* Begin Dataset extract *

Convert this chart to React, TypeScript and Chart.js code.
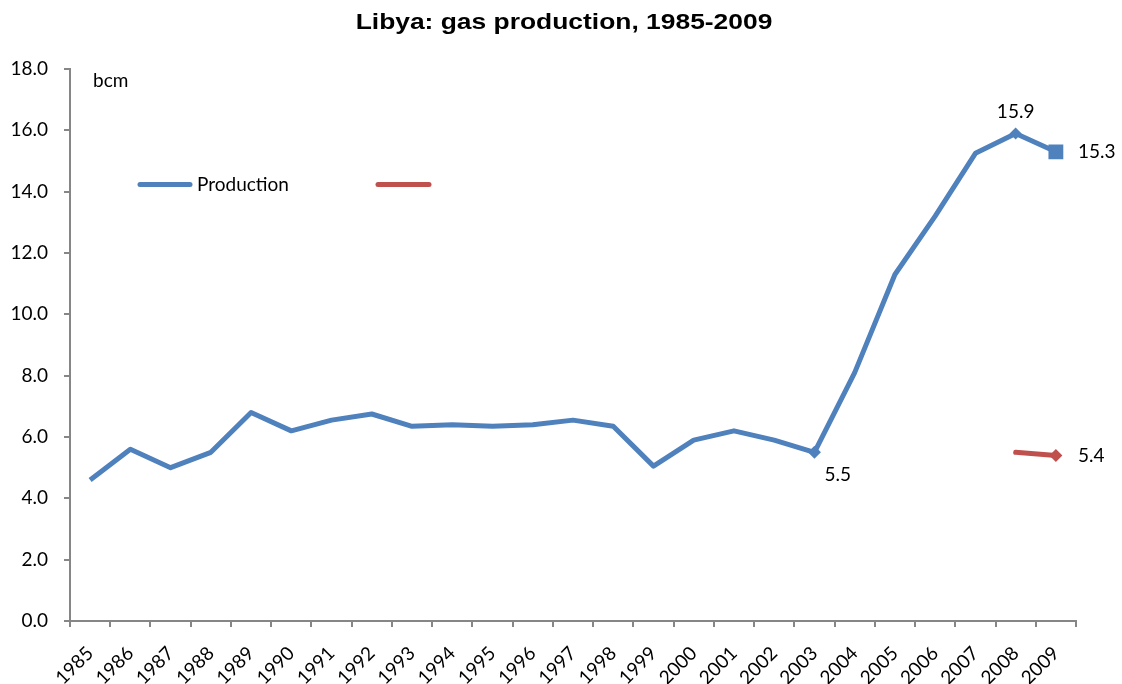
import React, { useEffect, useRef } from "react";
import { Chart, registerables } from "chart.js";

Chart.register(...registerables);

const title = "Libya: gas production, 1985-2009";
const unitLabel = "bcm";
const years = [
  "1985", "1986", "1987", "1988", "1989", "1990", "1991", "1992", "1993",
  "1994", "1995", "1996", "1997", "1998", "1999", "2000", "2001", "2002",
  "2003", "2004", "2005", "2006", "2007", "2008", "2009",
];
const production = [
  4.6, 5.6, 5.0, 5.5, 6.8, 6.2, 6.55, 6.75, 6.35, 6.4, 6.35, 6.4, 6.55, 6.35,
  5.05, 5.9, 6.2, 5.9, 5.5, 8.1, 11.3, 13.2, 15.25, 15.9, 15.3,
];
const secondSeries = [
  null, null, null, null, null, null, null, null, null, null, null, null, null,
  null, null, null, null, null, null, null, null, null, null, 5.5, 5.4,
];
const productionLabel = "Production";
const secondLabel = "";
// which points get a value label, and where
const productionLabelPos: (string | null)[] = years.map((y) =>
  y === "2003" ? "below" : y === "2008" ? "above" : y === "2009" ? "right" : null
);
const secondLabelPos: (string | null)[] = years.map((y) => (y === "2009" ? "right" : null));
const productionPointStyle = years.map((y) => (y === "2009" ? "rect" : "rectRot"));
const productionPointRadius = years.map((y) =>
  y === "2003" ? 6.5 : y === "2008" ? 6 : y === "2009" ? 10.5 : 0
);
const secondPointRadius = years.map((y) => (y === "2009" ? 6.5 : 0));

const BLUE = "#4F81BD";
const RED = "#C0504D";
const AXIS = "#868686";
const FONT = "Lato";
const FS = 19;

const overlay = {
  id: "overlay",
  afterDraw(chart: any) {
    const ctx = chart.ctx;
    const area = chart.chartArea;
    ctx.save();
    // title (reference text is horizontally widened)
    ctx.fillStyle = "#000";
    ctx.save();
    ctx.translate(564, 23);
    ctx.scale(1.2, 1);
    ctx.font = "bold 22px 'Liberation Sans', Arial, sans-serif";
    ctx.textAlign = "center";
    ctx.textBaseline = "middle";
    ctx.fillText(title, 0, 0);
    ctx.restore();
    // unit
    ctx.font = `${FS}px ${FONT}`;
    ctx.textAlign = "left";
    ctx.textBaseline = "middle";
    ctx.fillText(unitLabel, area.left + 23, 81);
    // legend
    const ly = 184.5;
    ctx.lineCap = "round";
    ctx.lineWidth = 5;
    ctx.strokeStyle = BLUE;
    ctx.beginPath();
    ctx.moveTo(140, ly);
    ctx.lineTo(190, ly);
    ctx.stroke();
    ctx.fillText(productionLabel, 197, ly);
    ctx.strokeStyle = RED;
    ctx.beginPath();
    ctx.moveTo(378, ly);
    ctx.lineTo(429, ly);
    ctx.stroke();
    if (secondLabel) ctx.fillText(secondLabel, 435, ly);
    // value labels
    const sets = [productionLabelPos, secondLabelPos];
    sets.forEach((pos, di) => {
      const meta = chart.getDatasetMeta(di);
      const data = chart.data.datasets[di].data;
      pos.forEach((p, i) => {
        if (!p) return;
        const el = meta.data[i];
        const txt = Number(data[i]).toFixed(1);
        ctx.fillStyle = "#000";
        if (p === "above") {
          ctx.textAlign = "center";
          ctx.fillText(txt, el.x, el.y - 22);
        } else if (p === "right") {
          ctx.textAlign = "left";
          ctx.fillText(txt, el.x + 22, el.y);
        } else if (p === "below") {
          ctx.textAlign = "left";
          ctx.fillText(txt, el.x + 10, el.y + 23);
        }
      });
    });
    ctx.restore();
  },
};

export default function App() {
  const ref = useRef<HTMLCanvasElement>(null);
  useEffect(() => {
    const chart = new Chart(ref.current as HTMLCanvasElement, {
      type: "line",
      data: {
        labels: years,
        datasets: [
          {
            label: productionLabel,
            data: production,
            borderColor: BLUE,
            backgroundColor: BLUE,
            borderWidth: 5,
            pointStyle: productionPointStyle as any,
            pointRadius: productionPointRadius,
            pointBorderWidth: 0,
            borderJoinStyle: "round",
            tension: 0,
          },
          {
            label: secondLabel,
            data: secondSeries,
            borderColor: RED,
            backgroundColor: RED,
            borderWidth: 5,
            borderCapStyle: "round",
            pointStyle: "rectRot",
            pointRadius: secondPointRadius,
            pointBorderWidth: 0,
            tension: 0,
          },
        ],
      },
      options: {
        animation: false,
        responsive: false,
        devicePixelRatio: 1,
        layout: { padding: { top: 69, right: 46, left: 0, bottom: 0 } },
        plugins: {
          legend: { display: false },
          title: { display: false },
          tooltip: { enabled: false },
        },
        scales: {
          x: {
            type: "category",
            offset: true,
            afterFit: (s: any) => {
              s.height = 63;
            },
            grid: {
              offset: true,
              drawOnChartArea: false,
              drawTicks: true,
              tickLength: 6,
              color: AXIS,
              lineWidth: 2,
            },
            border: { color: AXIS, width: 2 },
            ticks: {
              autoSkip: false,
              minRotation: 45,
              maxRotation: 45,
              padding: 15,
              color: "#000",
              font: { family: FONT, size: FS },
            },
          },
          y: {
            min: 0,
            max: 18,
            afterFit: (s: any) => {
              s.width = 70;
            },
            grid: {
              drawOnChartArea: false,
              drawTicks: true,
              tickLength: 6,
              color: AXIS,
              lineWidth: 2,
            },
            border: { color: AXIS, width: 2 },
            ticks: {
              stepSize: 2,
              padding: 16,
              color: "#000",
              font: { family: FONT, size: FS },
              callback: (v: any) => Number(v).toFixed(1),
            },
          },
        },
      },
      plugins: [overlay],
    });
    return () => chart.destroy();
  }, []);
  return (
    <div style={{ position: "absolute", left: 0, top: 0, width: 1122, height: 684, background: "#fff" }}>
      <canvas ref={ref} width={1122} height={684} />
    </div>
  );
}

* End Dataset extract *

▶ _What is expected_
Without the pictures, repeat the listing above exactly.

▶ _Expected answer_
Convert this chart to React, TypeScript and Chart.js code.
import React, { useEffect, useRef } from "react";
import { Chart, registerables } from "chart.js";

Chart.register(...registerables);

const title = "Libya: gas production, 1985-2009";
const unitLabel = "bcm";
const years = [
  "1985", "1986", "1987", "1988", "1989", "1990", "1991", "1992", "1993",
  "1994", "1995", "1996", "1997", "1998", "1999", "2000", "2001", "2002",
  "2003", "2004", "2005", "2006", "2007", "2008", "2009",
];
const production = [
  4.6, 5.6, 5.0, 5.5, 6.8, 6.2, 6.55, 6.75, 6.35, 6.4, 6.35, 6.4, 6.55, 6.35,
  5.05, 5.9, 6.2, 5.9, 5.5, 8.1, 11.3, 13.2, 15.25, 15.9, 15.3,
];
const secondSeries = [
  null, null, null, null, null, null, null, null, null, null, null, null, null,
  null, null, null, null, null, null, null, null, null, null, 5.5, 5.4,
];
const productionLabel = "Production";
const secondLabel = "";
// which points get a value label, and where
const productionLabelPos: (string | null)[] = years.map((y) =>
  y === "2003" ? "below" : y === "2008" ? "above" : y === "2009" ? "right" : null
);
const secondLabelPos: (string | null)[] = years.map((y) => (y === "2009" ? "right" : null));
const productionPointStyle = years.map((y) => (y === "2009" ? "rect" : "rectRot"));
const productionPointRadius = years.map((y) =>
  y === "2003" ? 6.5 : y === "2008" ? 6 : y === "2009" ? 10.5 : 0
);
const secondPointRadius = years.map((y) => (y === "2009" ? 6.5 : 0));

const BLUE = "#4F81BD";
const RED = "#C0504D";
const AXIS = "#868686";
const FONT = "Lato";
const FS = 19;

const overlay = {
  id: "overlay",
  afterDraw(chart: any) {
    const ctx = chart.ctx;
    const area = chart.chartArea;
    ctx.save();
    // title (reference text is horizontally widened)
    ctx.fillStyle = "#000";
    ctx.save();
    ctx.translate(564, 23);
    ctx.scale(1.2, 1);
    ctx.font = "bold 22px 'Liberation Sans', Arial, sans-serif";
    ctx.textAlign = "center";
    ctx.textBaseline = "middle";
    ctx.fillText(title, 0, 0);
    ctx.restore();
    // unit
    ctx.font = `${FS}px ${FONT}`;
    ctx.textAlign = "left";
    ctx.textBaseline = "middle";
    ctx.fillText(unitLabel, area.left + 23, 81);
    // legend
    const ly = 184.5;
    ctx.lineCap = "round";
    ctx.lineWidth = 5;
    ctx.strokeStyle = BLUE;
    ctx.beginPath();
    ctx.moveTo(140, ly);
    ctx.lineTo(190, ly);
    ctx.stroke();
    ctx.fillText(productionLabel, 197, ly);
    ctx.strokeStyle = RED;
    ctx.beginPath();
    ctx.moveTo(378, ly);
    ctx.lineTo(429, ly);
    ctx.stroke();
    if (secondLabel) ctx.fillText(secondLabel, 435, ly);
    // value labels
    const sets = [productionLabelPos, secondLabelPos];
    sets.forEach((pos, di) => {
      const meta = chart.getDatasetMeta(di);
      const data = chart.data.datasets[di].data;
      pos.forEach((p, i) => {
        if (!p) return;
        const el = meta.data[i];
        const txt = Number(data[i]).toFixed(1);
        ctx.fillStyle = "#000";
        if (p === "above") {
          ctx.textAlign = "center";
          ctx.fillText(txt, el.x, el.y - 22);
        } else if (p === "right") {
          ctx.textAlign = "left";
          ctx.fillText(txt, el.x + 22, el.y);
        } else if (p === "below") {
          ctx.textAlign = "left";
          ctx.fillText(txt, el.x + 10, el.y + 23);
        }
      });
    });
    ctx.restore();
  },
};

export default function App() {
  const ref = useRef<HTMLCanvasElement>(null);
  useEffect(() => {
    const chart = new Chart(ref.current as HTMLCanvasElement, {
      type: "line",
      data: {
        labels: years,
        datasets: [
          {
            label: productionLabel,
            data: production,
            borderColor: BLUE,
            backgroundColor: BLUE,
            borderWidth: 5,
            pointStyle: productionPointStyle as any,
            pointRadius: productionPointRadius,
            pointBorderWidth: 0,
            borderJoinStyle: "round",
            tension: 0,
          },
          {
            label: secondLabel,
            data: secondSeries,
            borderColor: RED,
            backgroundColor: RED,
            borderWidth: 5,
            borderCapStyle: "round",
            pointStyle: "rectRot",
            pointRadius: secondPointRadius,
            pointBorderWidth: 0,
            tension: 0,
          },
        ],
      },
      options: {
        animation: false,
        responsive: false,
        devicePixelRatio: 1,
        layout: { padding: { top: 69, right: 46, left: 0, bottom: 0 } },
        plugins: {
          legend: { display: false },
          title: { display: false },
          tooltip: { enabled: false },
        },
        scales: {
          x: {
            type: "category",
            offset: true,
            afterFit: (s: any) => {
              s.height = 63;
            },
            grid: {
              offset: true,
              drawOnChartArea: false,
              drawTicks: true,
              tickLength: 6,
              color: AXIS,
              lineWidth: 2,
            },
            border: { color: AXIS, width: 2 },
            ticks: {
              autoSkip: false,
              minRotation: 45,
              maxRotation: 45,
              padding: 15,
              color: "#000",
              font: { family: FONT, size: FS },
            },
          },
          y: {
            min: 0,
            max: 18,
            afterFit: (s: any) => {
              s.width = 70;
            },
            grid: {
              drawOnChartArea: false,
              drawTicks: true,
              tickLength: 6,
              color: AXIS,
              lineWidth: 2,
            },
            border: { color: AXIS, width: 2 },
            ticks: {
              stepSize: 2,
              padding: 16,
              color: "#000",
              font: { family: FONT, size: FS },
              callback: (v: any) => Number(v).toFixed(1),
            },
          },
        },
      },
      plugins: [overlay],
    });
    return () => chart.destroy();
  }, []);
  return (
    <div style={{ position: "absolute", left: 0, top: 0, width: 1122, height: 684, background: "#fff" }}>
      <canvas ref={ref} width={1122} height={684} />
    </div>
  );
}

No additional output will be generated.